Exercise goal
Spot each line that carries the word "with"; copy those lines.

Source data

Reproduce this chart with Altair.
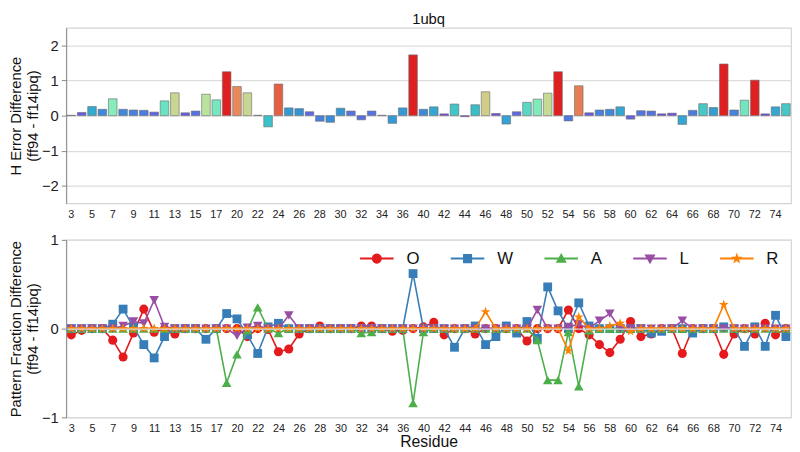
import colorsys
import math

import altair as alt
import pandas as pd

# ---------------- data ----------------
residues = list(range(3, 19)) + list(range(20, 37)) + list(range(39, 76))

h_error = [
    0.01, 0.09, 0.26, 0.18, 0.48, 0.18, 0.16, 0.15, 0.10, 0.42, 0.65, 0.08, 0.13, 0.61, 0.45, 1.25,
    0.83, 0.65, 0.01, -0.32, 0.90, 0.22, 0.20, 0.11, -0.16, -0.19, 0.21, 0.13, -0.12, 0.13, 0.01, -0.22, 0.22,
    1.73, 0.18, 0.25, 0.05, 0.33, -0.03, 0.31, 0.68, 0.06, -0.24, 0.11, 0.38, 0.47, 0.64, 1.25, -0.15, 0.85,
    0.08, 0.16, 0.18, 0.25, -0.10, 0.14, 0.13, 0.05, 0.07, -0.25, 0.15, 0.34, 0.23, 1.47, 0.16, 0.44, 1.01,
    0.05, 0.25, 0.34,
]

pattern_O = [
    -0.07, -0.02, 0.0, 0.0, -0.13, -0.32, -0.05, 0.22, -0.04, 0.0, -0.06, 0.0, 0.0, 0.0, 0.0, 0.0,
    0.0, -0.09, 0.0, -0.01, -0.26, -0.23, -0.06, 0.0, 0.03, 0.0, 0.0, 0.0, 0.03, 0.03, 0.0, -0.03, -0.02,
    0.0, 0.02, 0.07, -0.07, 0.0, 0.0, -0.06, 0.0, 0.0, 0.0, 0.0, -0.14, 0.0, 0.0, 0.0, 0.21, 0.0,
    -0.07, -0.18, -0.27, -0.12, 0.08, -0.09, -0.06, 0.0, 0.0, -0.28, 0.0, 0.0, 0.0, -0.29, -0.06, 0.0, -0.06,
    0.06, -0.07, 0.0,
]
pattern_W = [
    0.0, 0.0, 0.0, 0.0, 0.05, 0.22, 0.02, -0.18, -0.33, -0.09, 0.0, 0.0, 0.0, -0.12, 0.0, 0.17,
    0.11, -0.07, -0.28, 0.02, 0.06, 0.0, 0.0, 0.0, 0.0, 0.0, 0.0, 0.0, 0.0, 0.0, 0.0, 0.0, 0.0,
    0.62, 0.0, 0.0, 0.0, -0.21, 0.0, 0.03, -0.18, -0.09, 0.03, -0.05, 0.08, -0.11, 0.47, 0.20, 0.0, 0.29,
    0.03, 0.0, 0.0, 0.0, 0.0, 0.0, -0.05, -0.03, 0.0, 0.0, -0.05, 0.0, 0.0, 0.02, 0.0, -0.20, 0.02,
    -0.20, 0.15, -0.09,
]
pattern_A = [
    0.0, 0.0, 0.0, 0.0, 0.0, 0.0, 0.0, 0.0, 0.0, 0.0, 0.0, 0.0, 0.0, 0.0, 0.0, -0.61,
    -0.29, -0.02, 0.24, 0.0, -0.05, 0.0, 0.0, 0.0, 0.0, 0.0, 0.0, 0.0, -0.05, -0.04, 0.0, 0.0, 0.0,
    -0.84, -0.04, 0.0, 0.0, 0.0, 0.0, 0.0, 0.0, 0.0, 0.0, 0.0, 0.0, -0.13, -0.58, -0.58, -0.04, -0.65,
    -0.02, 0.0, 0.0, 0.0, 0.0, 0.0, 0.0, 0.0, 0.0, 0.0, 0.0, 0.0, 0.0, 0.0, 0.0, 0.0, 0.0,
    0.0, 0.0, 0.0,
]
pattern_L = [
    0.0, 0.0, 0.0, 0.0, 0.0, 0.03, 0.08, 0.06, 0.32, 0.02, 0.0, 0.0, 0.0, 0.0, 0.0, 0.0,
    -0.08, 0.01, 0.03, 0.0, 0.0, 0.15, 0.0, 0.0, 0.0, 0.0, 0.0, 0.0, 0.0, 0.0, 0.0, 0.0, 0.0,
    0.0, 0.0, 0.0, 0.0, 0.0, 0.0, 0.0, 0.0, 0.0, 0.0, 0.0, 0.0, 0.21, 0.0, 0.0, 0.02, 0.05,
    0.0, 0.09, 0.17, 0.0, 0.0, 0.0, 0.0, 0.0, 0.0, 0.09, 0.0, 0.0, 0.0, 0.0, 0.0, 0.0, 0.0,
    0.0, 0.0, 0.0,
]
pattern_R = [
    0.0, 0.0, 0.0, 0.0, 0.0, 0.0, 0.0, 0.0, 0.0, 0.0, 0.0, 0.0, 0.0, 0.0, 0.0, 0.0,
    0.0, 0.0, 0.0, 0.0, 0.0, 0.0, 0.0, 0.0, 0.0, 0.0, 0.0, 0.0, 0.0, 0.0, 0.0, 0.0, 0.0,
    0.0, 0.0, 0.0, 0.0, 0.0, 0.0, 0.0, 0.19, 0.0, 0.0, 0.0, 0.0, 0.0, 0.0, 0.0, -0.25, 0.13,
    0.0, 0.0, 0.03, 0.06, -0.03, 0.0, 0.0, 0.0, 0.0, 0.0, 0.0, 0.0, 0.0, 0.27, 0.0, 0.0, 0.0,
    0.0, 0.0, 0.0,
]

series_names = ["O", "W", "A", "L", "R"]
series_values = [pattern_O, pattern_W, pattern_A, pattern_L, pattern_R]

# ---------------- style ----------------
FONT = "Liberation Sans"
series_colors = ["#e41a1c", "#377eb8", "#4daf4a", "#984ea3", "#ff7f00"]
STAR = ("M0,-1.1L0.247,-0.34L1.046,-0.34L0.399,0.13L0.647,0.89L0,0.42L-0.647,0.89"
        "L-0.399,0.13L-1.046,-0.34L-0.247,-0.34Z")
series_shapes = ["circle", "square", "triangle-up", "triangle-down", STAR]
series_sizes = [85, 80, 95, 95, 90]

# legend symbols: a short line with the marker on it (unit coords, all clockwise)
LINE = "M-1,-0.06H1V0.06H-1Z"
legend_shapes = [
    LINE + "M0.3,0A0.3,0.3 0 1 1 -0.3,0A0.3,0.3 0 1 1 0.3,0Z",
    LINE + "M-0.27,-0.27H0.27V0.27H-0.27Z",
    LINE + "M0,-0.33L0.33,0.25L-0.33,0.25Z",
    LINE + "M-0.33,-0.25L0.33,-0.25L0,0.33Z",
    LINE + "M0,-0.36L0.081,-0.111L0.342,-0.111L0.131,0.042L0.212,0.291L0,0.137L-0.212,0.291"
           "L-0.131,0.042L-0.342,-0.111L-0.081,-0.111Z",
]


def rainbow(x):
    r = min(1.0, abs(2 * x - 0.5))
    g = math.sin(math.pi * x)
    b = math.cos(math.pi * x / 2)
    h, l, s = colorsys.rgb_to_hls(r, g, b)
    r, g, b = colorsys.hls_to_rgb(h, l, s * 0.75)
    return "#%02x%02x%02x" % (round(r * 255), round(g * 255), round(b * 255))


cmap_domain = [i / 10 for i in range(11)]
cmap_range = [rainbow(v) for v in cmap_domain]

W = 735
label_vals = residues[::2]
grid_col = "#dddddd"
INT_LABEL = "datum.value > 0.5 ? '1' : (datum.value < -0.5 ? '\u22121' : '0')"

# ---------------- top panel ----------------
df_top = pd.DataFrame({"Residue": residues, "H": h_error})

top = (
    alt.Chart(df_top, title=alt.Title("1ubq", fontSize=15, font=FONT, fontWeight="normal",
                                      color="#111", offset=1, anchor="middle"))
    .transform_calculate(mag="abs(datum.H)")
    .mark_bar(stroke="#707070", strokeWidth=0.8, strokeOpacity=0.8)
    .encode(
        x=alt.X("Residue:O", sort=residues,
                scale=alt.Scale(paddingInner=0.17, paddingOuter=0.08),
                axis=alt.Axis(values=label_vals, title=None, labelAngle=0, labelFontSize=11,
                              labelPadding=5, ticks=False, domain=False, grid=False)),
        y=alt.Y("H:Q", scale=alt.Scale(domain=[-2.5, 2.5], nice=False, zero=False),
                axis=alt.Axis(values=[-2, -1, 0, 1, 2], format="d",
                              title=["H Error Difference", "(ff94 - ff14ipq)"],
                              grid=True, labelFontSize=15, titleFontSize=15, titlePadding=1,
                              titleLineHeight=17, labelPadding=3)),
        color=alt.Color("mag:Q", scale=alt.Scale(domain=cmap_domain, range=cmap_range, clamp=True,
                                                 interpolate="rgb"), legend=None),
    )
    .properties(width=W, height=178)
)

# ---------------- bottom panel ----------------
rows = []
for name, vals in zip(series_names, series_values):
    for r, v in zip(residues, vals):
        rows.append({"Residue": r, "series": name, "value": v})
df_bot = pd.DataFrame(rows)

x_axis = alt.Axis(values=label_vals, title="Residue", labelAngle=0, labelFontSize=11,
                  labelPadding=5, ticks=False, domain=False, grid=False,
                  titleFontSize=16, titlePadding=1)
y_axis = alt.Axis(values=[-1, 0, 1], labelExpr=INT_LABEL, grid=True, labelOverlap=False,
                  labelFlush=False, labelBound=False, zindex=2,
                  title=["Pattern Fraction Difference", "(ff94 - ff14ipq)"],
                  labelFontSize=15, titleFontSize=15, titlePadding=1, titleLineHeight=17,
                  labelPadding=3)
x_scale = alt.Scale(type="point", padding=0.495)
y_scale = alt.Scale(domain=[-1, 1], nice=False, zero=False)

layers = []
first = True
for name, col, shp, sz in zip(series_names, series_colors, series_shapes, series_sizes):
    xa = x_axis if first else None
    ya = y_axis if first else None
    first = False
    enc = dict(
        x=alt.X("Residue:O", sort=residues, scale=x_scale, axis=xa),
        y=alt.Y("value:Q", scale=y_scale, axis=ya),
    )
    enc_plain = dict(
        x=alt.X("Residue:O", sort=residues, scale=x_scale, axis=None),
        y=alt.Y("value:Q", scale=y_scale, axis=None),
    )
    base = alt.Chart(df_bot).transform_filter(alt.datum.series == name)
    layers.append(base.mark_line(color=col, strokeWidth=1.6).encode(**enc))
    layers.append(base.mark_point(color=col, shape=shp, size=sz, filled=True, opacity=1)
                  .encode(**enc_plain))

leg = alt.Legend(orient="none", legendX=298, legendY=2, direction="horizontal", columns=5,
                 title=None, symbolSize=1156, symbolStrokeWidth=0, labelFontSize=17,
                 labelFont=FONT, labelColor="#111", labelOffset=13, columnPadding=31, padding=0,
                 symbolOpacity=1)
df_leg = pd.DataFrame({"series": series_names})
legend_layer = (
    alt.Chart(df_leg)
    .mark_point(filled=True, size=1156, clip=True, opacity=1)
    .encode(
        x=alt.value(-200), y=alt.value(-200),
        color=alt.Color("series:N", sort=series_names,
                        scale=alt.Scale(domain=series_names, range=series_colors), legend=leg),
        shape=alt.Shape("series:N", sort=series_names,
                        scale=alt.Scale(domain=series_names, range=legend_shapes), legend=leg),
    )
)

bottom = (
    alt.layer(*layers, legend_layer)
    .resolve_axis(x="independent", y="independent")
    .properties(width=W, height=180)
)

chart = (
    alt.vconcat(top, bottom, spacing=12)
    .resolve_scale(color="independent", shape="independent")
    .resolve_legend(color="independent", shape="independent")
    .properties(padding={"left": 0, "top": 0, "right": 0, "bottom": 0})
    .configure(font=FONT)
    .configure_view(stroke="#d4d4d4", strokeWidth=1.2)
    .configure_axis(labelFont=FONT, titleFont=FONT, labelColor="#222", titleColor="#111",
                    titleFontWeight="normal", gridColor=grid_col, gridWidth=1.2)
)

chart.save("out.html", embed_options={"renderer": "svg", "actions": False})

Task response
Reproduce this chart with Altair.
# legend symbols: a short line with the marker on it (unit coords, all clockwise)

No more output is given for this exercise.